• _WHAT THE EXERCISE ASKS_
Each line of the listing must be transcribed exactly, except for the images, which should be excluded.

• _SUPPLIED MATERIAL_
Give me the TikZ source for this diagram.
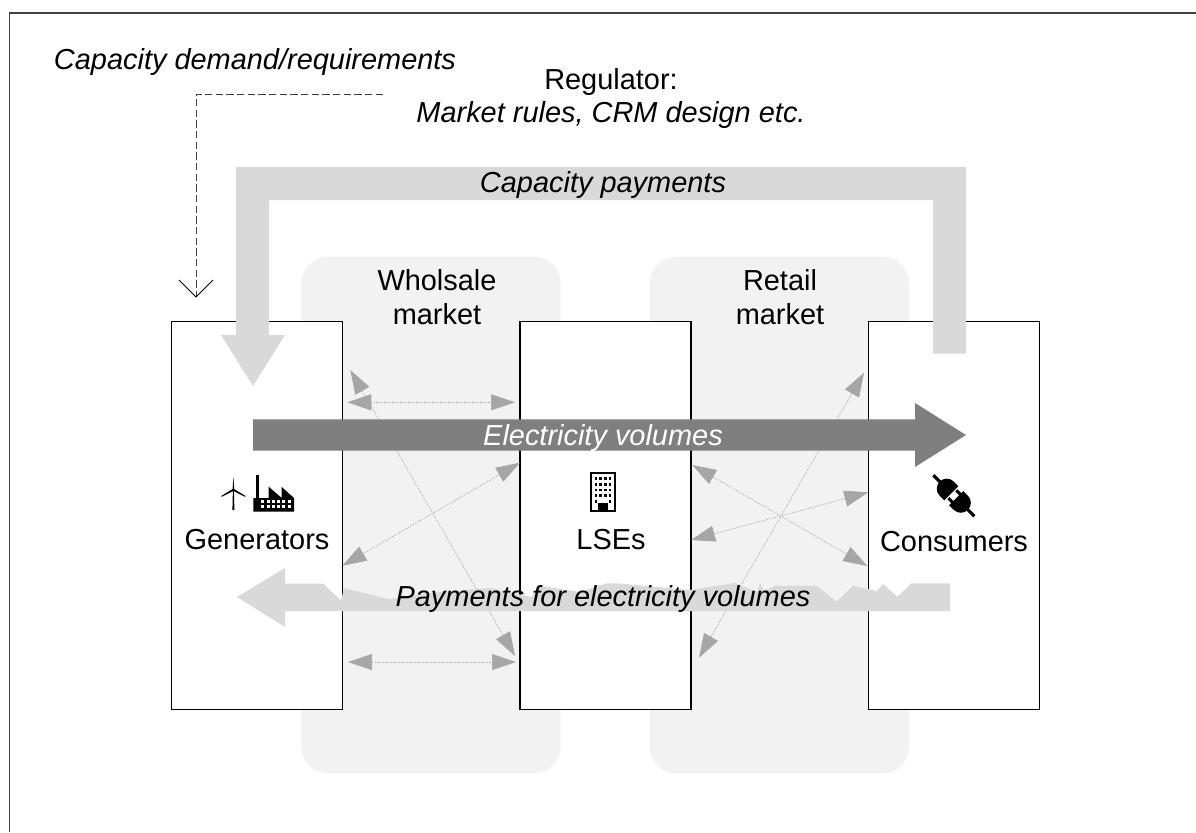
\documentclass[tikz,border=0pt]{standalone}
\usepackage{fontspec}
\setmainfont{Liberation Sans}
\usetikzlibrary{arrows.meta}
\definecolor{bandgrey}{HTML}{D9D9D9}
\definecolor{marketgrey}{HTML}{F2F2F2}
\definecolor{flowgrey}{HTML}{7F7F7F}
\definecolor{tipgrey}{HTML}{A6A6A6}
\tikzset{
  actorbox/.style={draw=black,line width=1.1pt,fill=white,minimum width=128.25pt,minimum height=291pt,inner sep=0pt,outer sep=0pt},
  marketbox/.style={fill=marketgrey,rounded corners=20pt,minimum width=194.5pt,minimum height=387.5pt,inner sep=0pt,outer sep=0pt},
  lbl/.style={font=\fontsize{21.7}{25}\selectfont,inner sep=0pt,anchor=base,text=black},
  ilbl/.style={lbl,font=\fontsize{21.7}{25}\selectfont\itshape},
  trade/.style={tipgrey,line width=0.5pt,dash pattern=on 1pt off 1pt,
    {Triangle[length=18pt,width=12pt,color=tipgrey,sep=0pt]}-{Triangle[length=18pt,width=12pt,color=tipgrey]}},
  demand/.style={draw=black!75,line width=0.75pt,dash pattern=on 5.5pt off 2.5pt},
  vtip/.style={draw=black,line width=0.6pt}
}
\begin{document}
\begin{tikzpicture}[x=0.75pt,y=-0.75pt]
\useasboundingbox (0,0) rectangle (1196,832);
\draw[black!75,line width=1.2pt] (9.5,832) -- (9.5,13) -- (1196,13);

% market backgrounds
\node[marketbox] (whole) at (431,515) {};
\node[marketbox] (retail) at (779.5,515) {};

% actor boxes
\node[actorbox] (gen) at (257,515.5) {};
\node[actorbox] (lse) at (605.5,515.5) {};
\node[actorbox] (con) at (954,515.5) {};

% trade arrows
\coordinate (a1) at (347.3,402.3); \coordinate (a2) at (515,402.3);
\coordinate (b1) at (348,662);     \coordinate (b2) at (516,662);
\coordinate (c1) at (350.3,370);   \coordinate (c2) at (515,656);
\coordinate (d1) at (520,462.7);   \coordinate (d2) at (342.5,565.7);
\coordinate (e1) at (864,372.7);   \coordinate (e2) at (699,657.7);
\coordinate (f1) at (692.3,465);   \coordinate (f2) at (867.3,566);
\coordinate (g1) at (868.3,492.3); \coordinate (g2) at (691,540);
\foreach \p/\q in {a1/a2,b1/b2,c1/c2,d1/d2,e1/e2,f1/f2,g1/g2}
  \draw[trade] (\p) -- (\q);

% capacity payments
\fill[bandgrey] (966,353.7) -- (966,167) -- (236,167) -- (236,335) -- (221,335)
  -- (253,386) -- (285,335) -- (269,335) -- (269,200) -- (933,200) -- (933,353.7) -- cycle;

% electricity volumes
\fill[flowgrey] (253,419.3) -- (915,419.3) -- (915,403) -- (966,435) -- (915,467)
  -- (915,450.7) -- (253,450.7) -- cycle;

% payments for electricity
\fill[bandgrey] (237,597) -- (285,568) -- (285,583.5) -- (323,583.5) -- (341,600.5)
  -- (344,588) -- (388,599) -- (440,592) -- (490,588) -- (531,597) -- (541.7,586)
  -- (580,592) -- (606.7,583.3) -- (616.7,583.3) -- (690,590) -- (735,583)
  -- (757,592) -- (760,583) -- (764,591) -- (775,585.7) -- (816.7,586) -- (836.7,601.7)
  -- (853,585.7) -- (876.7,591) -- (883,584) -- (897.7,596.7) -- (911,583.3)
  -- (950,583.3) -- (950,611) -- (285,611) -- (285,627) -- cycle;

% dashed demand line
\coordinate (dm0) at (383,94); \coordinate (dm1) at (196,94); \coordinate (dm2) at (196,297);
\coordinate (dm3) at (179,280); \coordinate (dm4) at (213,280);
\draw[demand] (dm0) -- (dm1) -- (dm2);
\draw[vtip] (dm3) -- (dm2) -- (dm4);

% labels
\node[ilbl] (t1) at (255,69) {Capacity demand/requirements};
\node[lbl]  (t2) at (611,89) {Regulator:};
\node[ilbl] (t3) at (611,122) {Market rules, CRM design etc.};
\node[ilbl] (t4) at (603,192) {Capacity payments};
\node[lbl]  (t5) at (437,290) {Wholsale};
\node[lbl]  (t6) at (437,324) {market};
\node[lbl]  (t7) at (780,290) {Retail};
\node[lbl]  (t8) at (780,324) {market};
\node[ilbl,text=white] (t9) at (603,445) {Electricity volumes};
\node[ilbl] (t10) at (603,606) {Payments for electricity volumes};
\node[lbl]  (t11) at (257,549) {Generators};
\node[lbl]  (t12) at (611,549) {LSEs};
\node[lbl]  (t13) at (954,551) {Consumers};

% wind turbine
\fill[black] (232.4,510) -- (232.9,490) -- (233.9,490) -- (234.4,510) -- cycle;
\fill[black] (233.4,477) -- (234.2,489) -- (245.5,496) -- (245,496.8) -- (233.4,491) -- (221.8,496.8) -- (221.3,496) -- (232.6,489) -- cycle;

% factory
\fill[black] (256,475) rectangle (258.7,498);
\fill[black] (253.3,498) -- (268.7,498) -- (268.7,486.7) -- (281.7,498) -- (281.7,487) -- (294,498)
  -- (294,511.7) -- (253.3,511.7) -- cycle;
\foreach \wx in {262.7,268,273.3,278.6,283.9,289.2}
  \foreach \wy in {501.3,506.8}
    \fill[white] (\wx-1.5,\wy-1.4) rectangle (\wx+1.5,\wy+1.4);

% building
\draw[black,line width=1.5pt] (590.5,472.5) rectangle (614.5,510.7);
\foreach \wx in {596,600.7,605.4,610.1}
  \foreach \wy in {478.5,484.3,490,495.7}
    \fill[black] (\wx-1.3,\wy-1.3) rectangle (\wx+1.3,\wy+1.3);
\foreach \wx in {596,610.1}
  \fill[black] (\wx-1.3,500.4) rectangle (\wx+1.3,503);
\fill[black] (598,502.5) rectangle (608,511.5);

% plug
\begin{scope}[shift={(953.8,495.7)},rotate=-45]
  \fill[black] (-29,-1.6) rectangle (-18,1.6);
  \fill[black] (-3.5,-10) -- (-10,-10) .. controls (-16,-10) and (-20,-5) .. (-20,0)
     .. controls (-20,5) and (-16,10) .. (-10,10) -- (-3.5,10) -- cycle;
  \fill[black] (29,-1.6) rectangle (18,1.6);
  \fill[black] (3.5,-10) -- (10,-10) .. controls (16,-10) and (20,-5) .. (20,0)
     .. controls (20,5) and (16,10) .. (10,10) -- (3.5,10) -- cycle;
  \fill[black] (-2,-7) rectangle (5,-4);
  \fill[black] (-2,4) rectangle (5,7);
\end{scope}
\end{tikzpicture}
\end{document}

• _EXERCISE SOLUTION_
Give me the TikZ source for this diagram.
\documentclass[tikz,border=0pt]{standalone}
\usepackage{fontspec}
\setmainfont{Liberation Sans}
\usetikzlibrary{arrows.meta}
\definecolor{bandgrey}{HTML}{D9D9D9}
\definecolor{marketgrey}{HTML}{F2F2F2}
\definecolor{flowgrey}{HTML}{7F7F7F}
\definecolor{tipgrey}{HTML}{A6A6A6}
\tikzset{
  actorbox/.style={draw=black,line width=1.1pt,fill=white,minimum width=128.25pt,minimum height=291pt,inner sep=0pt,outer sep=0pt},
  marketbox/.style={fill=marketgrey,rounded corners=20pt,minimum width=194.5pt,minimum height=387.5pt,inner sep=0pt,outer sep=0pt},
  lbl/.style={font=\fontsize{21.7}{25}\selectfont,inner sep=0pt,anchor=base,text=black},
  ilbl/.style={lbl,font=\fontsize{21.7}{25}\selectfont\itshape},
  trade/.style={tipgrey,line width=0.5pt,dash pattern=on 1pt off 1pt,
    {Triangle[length=18pt,width=12pt,color=tipgrey,sep=0pt]}-{Triangle[length=18pt,width=12pt,color=tipgrey]}},
  demand/.style={draw=black!75,line width=0.75pt,dash pattern=on 5.5pt off 2.5pt},
  vtip/.style={draw=black,line width=0.6pt}
}
\begin{document}
\begin{tikzpicture}[x=0.75pt,y=-0.75pt]
\useasboundingbox (0,0) rectangle (1196,832);
\draw[black!75,line width=1.2pt] (9.5,832) -- (9.5,13) -- (1196,13);

% market backgrounds
\node[marketbox] (whole) at (431,515) {};
\node[marketbox] (retail) at (779.5,515) {};

% actor boxes
\node[actorbox] (gen) at (257,515.5) {};
\node[actorbox] (lse) at (605.5,515.5) {};
\node[actorbox] (con) at (954,515.5) {};

% trade arrows
\coordinate (a1) at (347.3,402.3); \coordinate (a2) at (515,402.3);
\coordinate (b1) at (348,662);     \coordinate (b2) at (516,662);
\coordinate (c1) at (350.3,370);   \coordinate (c2) at (515,656);
\coordinate (d1) at (520,462.7);   \coordinate (d2) at (342.5,565.7);
\coordinate (e1) at (864,372.7);   \coordinate (e2) at (699,657.7);
\coordinate (f1) at (692.3,465);   \coordinate (f2) at (867.3,566);
\coordinate (g1) at (868.3,492.3); \coordinate (g2) at (691,540);
\foreach \p/\q in {a1/a2,b1/b2,c1/c2,d1/d2,e1/e2,f1/f2,g1/g2}
  \draw[trade] (\p) -- (\q);

% capacity payments
\fill[bandgrey] (966,353.7) -- (966,167) -- (236,167) -- (236,335) -- (221,335)
  -- (253,386) -- (285,335) -- (269,335) -- (269,200) -- (933,200) -- (933,353.7) -- cycle;

% electricity volumes
\fill[flowgrey] (253,419.3) -- (915,419.3) -- (915,403) -- (966,435) -- (915,467)
  -- (915,450.7) -- (253,450.7) -- cycle;

% payments for electricity
\fill[bandgrey] (237,597) -- (285,568) -- (285,583.5) -- (323,583.5) -- (341,600.5)
  -- (344,588) -- (388,599) -- (440,592) -- (490,588) -- (531,597) -- (541.7,586)
  -- (580,592) -- (606.7,583.3) -- (616.7,583.3) -- (690,590) -- (735,583)
  -- (757,592) -- (760,583) -- (764,591) -- (775,585.7) -- (816.7,586) -- (836.7,601.7)
  -- (853,585.7) -- (876.7,591) -- (883,584) -- (897.7,596.7) -- (911,583.3)
  -- (950,583.3) -- (950,611) -- (285,611) -- (285,627) -- cycle;

% dashed demand line
\coordinate (dm0) at (383,94); \coordinate (dm1) at (196,94); \coordinate (dm2) at (196,297);
\coordinate (dm3) at (179,280); \coordinate (dm4) at (213,280);
\draw[demand] (dm0) -- (dm1) -- (dm2);
\draw[vtip] (dm3) -- (dm2) -- (dm4);

% labels
\node[ilbl] (t1) at (255,69) {Capacity demand/requirements};
\node[lbl]  (t2) at (611,89) {Regulator:};
\node[ilbl] (t3) at (611,122) {Market rules, CRM design etc.};
\node[ilbl] (t4) at (603,192) {Capacity payments};
\node[lbl]  (t5) at (437,290) {Wholsale};
\node[lbl]  (t6) at (437,324) {market};
\node[lbl]  (t7) at (780,290) {Retail};
\node[lbl]  (t8) at (780,324) {market};
\node[ilbl,text=white] (t9) at (603,445) {Electricity volumes};
\node[ilbl] (t10) at (603,606) {Payments for electricity volumes};
\node[lbl]  (t11) at (257,549) {Generators};
\node[lbl]  (t12) at (611,549) {LSEs};
\node[lbl]  (t13) at (954,551) {Consumers};

% wind turbine
\fill[black] (232.4,510) -- (232.9,490) -- (233.9,490) -- (234.4,510) -- cycle;
\fill[black] (233.4,477) -- (234.2,489) -- (245.5,496) -- (245,496.8) -- (233.4,491) -- (221.8,496.8) -- (221.3,496) -- (232.6,489) -- cycle;

% factory
\fill[black] (256,475) rectangle (258.7,498);
\fill[black] (253.3,498) -- (268.7,498) -- (268.7,486.7) -- (281.7,498) -- (281.7,487) -- (294,498)
  -- (294,511.7) -- (253.3,511.7) -- cycle;
\foreach \wx in {262.7,268,273.3,278.6,283.9,289.2}
  \foreach \wy in {501.3,506.8}
    \fill[white] (\wx-1.5,\wy-1.4) rectangle (\wx+1.5,\wy+1.4);

% building
\draw[black,line width=1.5pt] (590.5,472.5) rectangle (614.5,510.7);
\foreach \wx in {596,600.7,605.4,610.1}
  \foreach \wy in {478.5,484.3,490,495.7}
    \fill[black] (\wx-1.3,\wy-1.3) rectangle (\wx+1.3,\wy+1.3);
\foreach \wx in {596,610.1}
  \fill[black] (\wx-1.3,500.4) rectangle (\wx+1.3,503);
\fill[black] (598,502.5) rectangle (608,511.5);

% plug
\begin{scope}[shift={(953.8,495.7)},rotate=-45]
  \fill[black] (-29,-1.6) rectangle (-18,1.6);
  \fill[black] (-3.5,-10) -- (-10,-10) .. controls (-16,-10) and (-20,-5) .. (-20,0)
     .. controls (-20,5) and (-16,10) .. (-10,10) -- (-3.5,10) -- cycle;
  \fill[black] (29,-1.6) rectangle (18,1.6);
  \fill[black] (3.5,-10) -- (10,-10) .. controls (16,-10) and (20,-5) .. (20,0)
     .. controls (20,5) and (16,10) .. (10,10) -- (3.5,10) -- cycle;
  \fill[black] (-2,-7) rectangle (5,-4);
  \fill[black] (-2,4) rectangle (5,7);
\end{scope}
\end{tikzpicture}
\end{document}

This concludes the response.